**CHALLENGE:** Reproduce the lines of the material exactly, excluding every image.

**MATERIAL:**
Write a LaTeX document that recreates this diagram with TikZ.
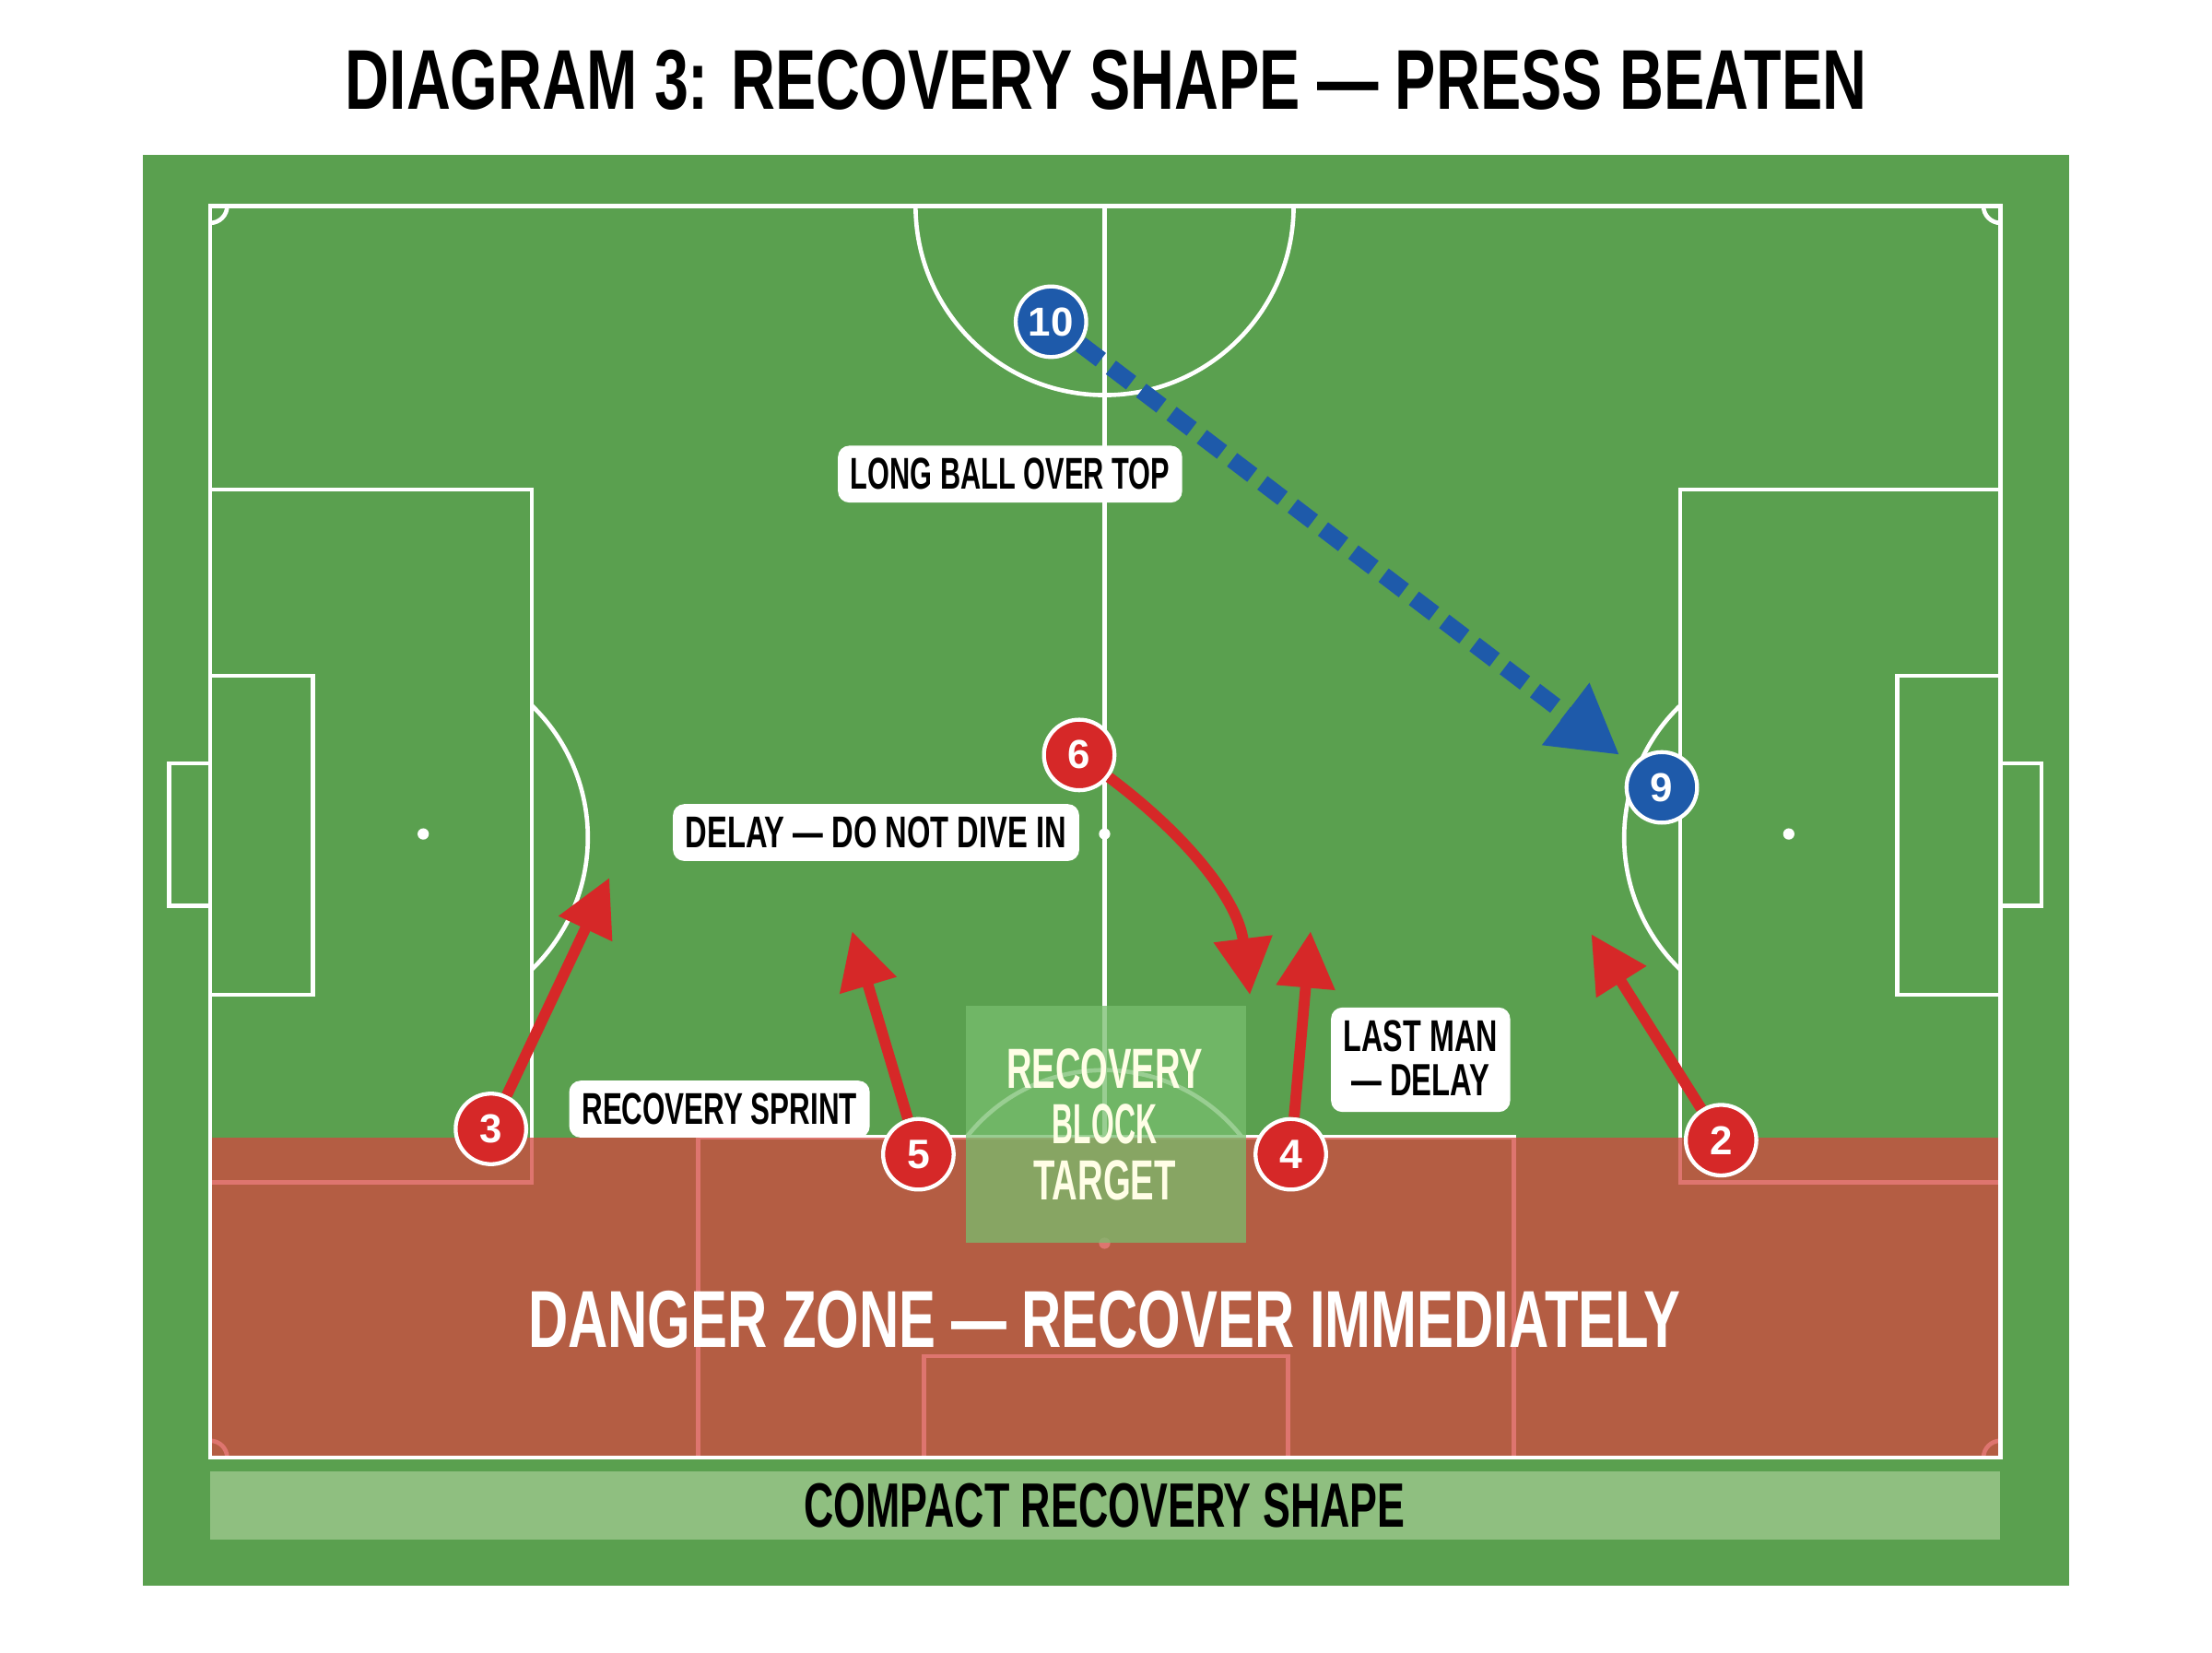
\documentclass[tikz,border=0pt]{standalone}
\usepackage{fontspec}
\setmainfont{Liberation Sans}
\usetikzlibrary{arrows.meta}
\definecolor{pitch}{RGB}{90,160,79}
\definecolor{dz}{RGB}{211,71,64}
\definecolor{pred}{RGB}{214,40,40}
\definecolor{pblue}{RGB}{30,90,170}
\definecolor{bar}{RGB}{143,191,128}
\definecolor{blk}{RGB}{120,190,110}
\newcommand\fitt[3]{\resizebox{#1}{#2}{\bfseries #3}}
\tikzset{
 pl/.style={draw=white,line width=4.3pt},
 redp/.style={circle,fill=pred,draw=white,line width=4pt,minimum size=2.5cm,inner sep=0pt,text=white},
 bluep/.style={circle,fill=pblue,draw=white,line width=4pt,minimum size=2.5cm,inner sep=0pt,text=white},
 rarrow/.style={draw=pred,line width=11pt,-{Triangle[length=2cm,width=2cm]}},
 barrow/.style={draw=pblue,line width=17pt,dash pattern=on 0.9cm off 0.45cm,-{Triangle[length=2.4cm,width=2.6cm]}},
 lab/.style={fill=white,rounded corners=0.4cm,inner xsep=0.45cm,inner ysep=0.45cm,text=black}
}
\begin{document}
\begin{tikzpicture}[x=0.05cm,y=-0.05cm]
\useasboundingbox (0,0) rectangle (1568,1171);
\fill[white] (0,0) rectangle (1568,1171);
\node (title) at (784,57) {\fitt{53.9cm}{2.1cm}{DIAGRAM 3: RECOVERY SHAPE — PRESS BEATEN}};
\fill[pitch] (101,110) rectangle (1467,1124);
% pitch lines
\draw[pl] (149,146) rectangle (1418,1033);
\draw[pl] (783,146) -- (783,806);
\draw[pl] (649,146) arc[start angle=180,end angle=0,radius=134];
\draw[pl] (149,347) rectangle (377,838);
\draw[pl] (149,479) rectangle (222,705);
\draw[pl] (149,541) -- (120,541) -- (120,642) -- (149,642);
\draw[pl] (377,500) arc[start angle=-46,end angle=46,radius=130] ;
\draw[pl] (1191,347) rectangle (1418,838);
\draw[pl] (1345,479) rectangle (1418,705);
\draw[pl] (1418,541) -- (1447,541) -- (1447,642) -- (1418,642);
\draw[pl] (1191,500) arc[start angle=226,end angle=134,radius=130];
\draw[pl] (495,1033) -- (495,806) -- (1073,806) -- (1073,1033);
\draw[pl] (655,1033) -- (655,961) -- (913,961) -- (913,1033);
\draw[pl] (685,806) arc[start angle=218,end angle=322,radius=124];
\fill[white] (300,591) circle (4) (1268,591) circle (4) (783,591) circle (4) (783,881) circle (4);
\draw[pl] (161,146) arc[start angle=0,end angle=90,radius=12];
\draw[pl] (1406,146) arc[start angle=180,end angle=90,radius=12];
\draw[pl] (161,1033) arc[start angle=0,end angle=-90,radius=12];
\draw[pl] (1406,1033) arc[start angle=180,end angle=270,radius=12];
% danger zone
\fill[dz,opacity=0.75] (149,806) rectangle (1418,1033);
\draw[pl] (149,806) -- (149,1033) -- (1418,1033) -- (1418,806);
\fill[blk,opacity=0.75] (685,713) rectangle (883,881);
\node[text=white!90!yellow] (blocktxt) at (783,798) {\begin{tabular}{c}\fitt{6.95cm}{1.4cm}{RECOVERY}\\[0.45cm]\fitt{3.7cm}{1.4cm}{BLOCK}\\[0.45cm]\fitt{5.05cm}{1.4cm}{TARGET}\end{tabular}};
\node[text=white] (dangertxt) at (783,935) {\fitt{40.85cm}{2cm}{DANGER ZONE — RECOVER IMMEDIATELY}};
\fill[bar] (149,1043) rectangle (1418,1091);
\node (bartxt) at (783,1067) {\fitt{21.3cm}{1.55cm}{COMPACT RECOVERY SHAPE}};
% labels
\node[lab] (l1) at (716,336) {\fitt{11.3cm}{1.1cm}{LONG BALL OVER TOP}};
\node[lab] (l2) at (621,590) {\fitt{13.5cm}{1.1cm}{DELAY — DO NOT DIVE IN}};
\node[lab] (l3) at (510,786) {\fitt{9.75cm}{1.1cm}{RECOVERY SPRINT}};
\node[lab] (l4) at (1007,751) {\begin{tabular}{@{}c@{}}\fitt{5.45cm}{1.1cm}{LAST MAN}\\[0.35cm]\fitt{4.9cm}{1.1cm}{— DELAY}\end{tabular}};
% players
\node[bluep] (p10) at (745,228) {\resizebox{!}{1cm}{\bfseries 10}};
\node[bluep] (p9) at (1178,558) {\resizebox{!}{1cm}{\bfseries 9}};
\node[redp] (p6) at (765,535) {\resizebox{!}{1cm}{\bfseries 6}};
\node[redp] (p3) at (348,800) {\resizebox{!}{1cm}{\bfseries 3}};
\node[redp] (p5) at (651,818) {\resizebox{!}{1cm}{\bfseries 5}};
\node[redp] (p4) at (915,818) {\resizebox{!}{1cm}{\bfseries 4}};
\node[redp] (p2) at (1220,808) {\resizebox{!}{1cm}{\bfseries 2}};
\coordinate (t9) at (1148,535);
\coordinate (t3) at (432,622);
\coordinate (t5) at (604,660);
\coordinate (t6) at (886,705);
\coordinate (t4) at (929,660);
\coordinate (t2) at (1128,662);
\draw[barrow] (p10) -- (t9);
\draw[rarrow] (p3) -- (t3);
\draw[rarrow] (p5) -- (t5);
\draw[rarrow] (p4) -- (t4);
\draw[rarrow] (p2) -- (t2);
\draw[rarrow] (p6) .. controls (845,595) and (878,640) .. (t6);
\end{tikzpicture}
\end{document}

**SOLVED EXERCISE:**
Write a LaTeX document that recreates this diagram with TikZ.
\documentclass[tikz,border=0pt]{standalone}
\usepackage{fontspec}
\setmainfont{Liberation Sans}
\usetikzlibrary{arrows.meta}
\definecolor{pitch}{RGB}{90,160,79}
\definecolor{dz}{RGB}{211,71,64}
\definecolor{pred}{RGB}{214,40,40}
\definecolor{pblue}{RGB}{30,90,170}
\definecolor{bar}{RGB}{143,191,128}
\definecolor{blk}{RGB}{120,190,110}
\newcommand\fitt[3]{\resizebox{#1}{#2}{\bfseries #3}}
\tikzset{
 pl/.style={draw=white,line width=4.3pt},
 redp/.style={circle,fill=pred,draw=white,line width=4pt,minimum size=2.5cm,inner sep=0pt,text=white},
 bluep/.style={circle,fill=pblue,draw=white,line width=4pt,minimum size=2.5cm,inner sep=0pt,text=white},
 rarrow/.style={draw=pred,line width=11pt,-{Triangle[length=2cm,width=2cm]}},
 barrow/.style={draw=pblue,line width=17pt,dash pattern=on 0.9cm off 0.45cm,-{Triangle[length=2.4cm,width=2.6cm]}},
 lab/.style={fill=white,rounded corners=0.4cm,inner xsep=0.45cm,inner ysep=0.45cm,text=black}
}
\begin{document}
\begin{tikzpicture}[x=0.05cm,y=-0.05cm]
\useasboundingbox (0,0) rectangle (1568,1171);
\fill[white] (0,0) rectangle (1568,1171);
\node (title) at (784,57) {\fitt{53.9cm}{2.1cm}{DIAGRAM 3: RECOVERY SHAPE — PRESS BEATEN}};
\fill[pitch] (101,110) rectangle (1467,1124);
% pitch lines
\draw[pl] (149,146) rectangle (1418,1033);
\draw[pl] (783,146) -- (783,806);
\draw[pl] (649,146) arc[start angle=180,end angle=0,radius=134];
\draw[pl] (149,347) rectangle (377,838);
\draw[pl] (149,479) rectangle (222,705);
\draw[pl] (149,541) -- (120,541) -- (120,642) -- (149,642);
\draw[pl] (377,500) arc[start angle=-46,end angle=46,radius=130] ;
\draw[pl] (1191,347) rectangle (1418,838);
\draw[pl] (1345,479) rectangle (1418,705);
\draw[pl] (1418,541) -- (1447,541) -- (1447,642) -- (1418,642);
\draw[pl] (1191,500) arc[start angle=226,end angle=134,radius=130];
\draw[pl] (495,1033) -- (495,806) -- (1073,806) -- (1073,1033);
\draw[pl] (655,1033) -- (655,961) -- (913,961) -- (913,1033);
\draw[pl] (685,806) arc[start angle=218,end angle=322,radius=124];
\fill[white] (300,591) circle (4) (1268,591) circle (4) (783,591) circle (4) (783,881) circle (4);
\draw[pl] (161,146) arc[start angle=0,end angle=90,radius=12];
\draw[pl] (1406,146) arc[start angle=180,end angle=90,radius=12];
\draw[pl] (161,1033) arc[start angle=0,end angle=-90,radius=12];
\draw[pl] (1406,1033) arc[start angle=180,end angle=270,radius=12];
% danger zone
\fill[dz,opacity=0.75] (149,806) rectangle (1418,1033);
\draw[pl] (149,806) -- (149,1033) -- (1418,1033) -- (1418,806);
\fill[blk,opacity=0.75] (685,713) rectangle (883,881);
\node[text=white!90!yellow] (blocktxt) at (783,798) {\begin{tabular}{c}\fitt{6.95cm}{1.4cm}{RECOVERY}\\[0.45cm]\fitt{3.7cm}{1.4cm}{BLOCK}\\[0.45cm]\fitt{5.05cm}{1.4cm}{TARGET}\end{tabular}};
\node[text=white] (dangertxt) at (783,935) {\fitt{40.85cm}{2cm}{DANGER ZONE — RECOVER IMMEDIATELY}};
\fill[bar] (149,1043) rectangle (1418,1091);
\node (bartxt) at (783,1067) {\fitt{21.3cm}{1.55cm}{COMPACT RECOVERY SHAPE}};
% labels
\node[lab] (l1) at (716,336) {\fitt{11.3cm}{1.1cm}{LONG BALL OVER TOP}};
\node[lab] (l2) at (621,590) {\fitt{13.5cm}{1.1cm}{DELAY — DO NOT DIVE IN}};
\node[lab] (l3) at (510,786) {\fitt{9.75cm}{1.1cm}{RECOVERY SPRINT}};
\node[lab] (l4) at (1007,751) {\begin{tabular}{@{}c@{}}\fitt{5.45cm}{1.1cm}{LAST MAN}\\[0.35cm]\fitt{4.9cm}{1.1cm}{— DELAY}\end{tabular}};
% players
\node[bluep] (p10) at (745,228) {\resizebox{!}{1cm}{\bfseries 10}};
\node[bluep] (p9) at (1178,558) {\resizebox{!}{1cm}{\bfseries 9}};
\node[redp] (p6) at (765,535) {\resizebox{!}{1cm}{\bfseries 6}};
\node[redp] (p3) at (348,800) {\resizebox{!}{1cm}{\bfseries 3}};
\node[redp] (p5) at (651,818) {\resizebox{!}{1cm}{\bfseries 5}};
\node[redp] (p4) at (915,818) {\resizebox{!}{1cm}{\bfseries 4}};
\node[redp] (p2) at (1220,808) {\resizebox{!}{1cm}{\bfseries 2}};
\coordinate (t9) at (1148,535);
\coordinate (t3) at (432,622);
\coordinate (t5) at (604,660);
\coordinate (t6) at (886,705);
\coordinate (t4) at (929,660);
\coordinate (t2) at (1128,662);
\draw[barrow] (p10) -- (t9);
\draw[rarrow] (p3) -- (t3);
\draw[rarrow] (p5) -- (t5);
\draw[rarrow] (p4) -- (t4);
\draw[rarrow] (p2) -- (t2);
\draw[rarrow] (p6) .. controls (845,595) and (878,640) .. (t6);
\end{tikzpicture}
\end{document}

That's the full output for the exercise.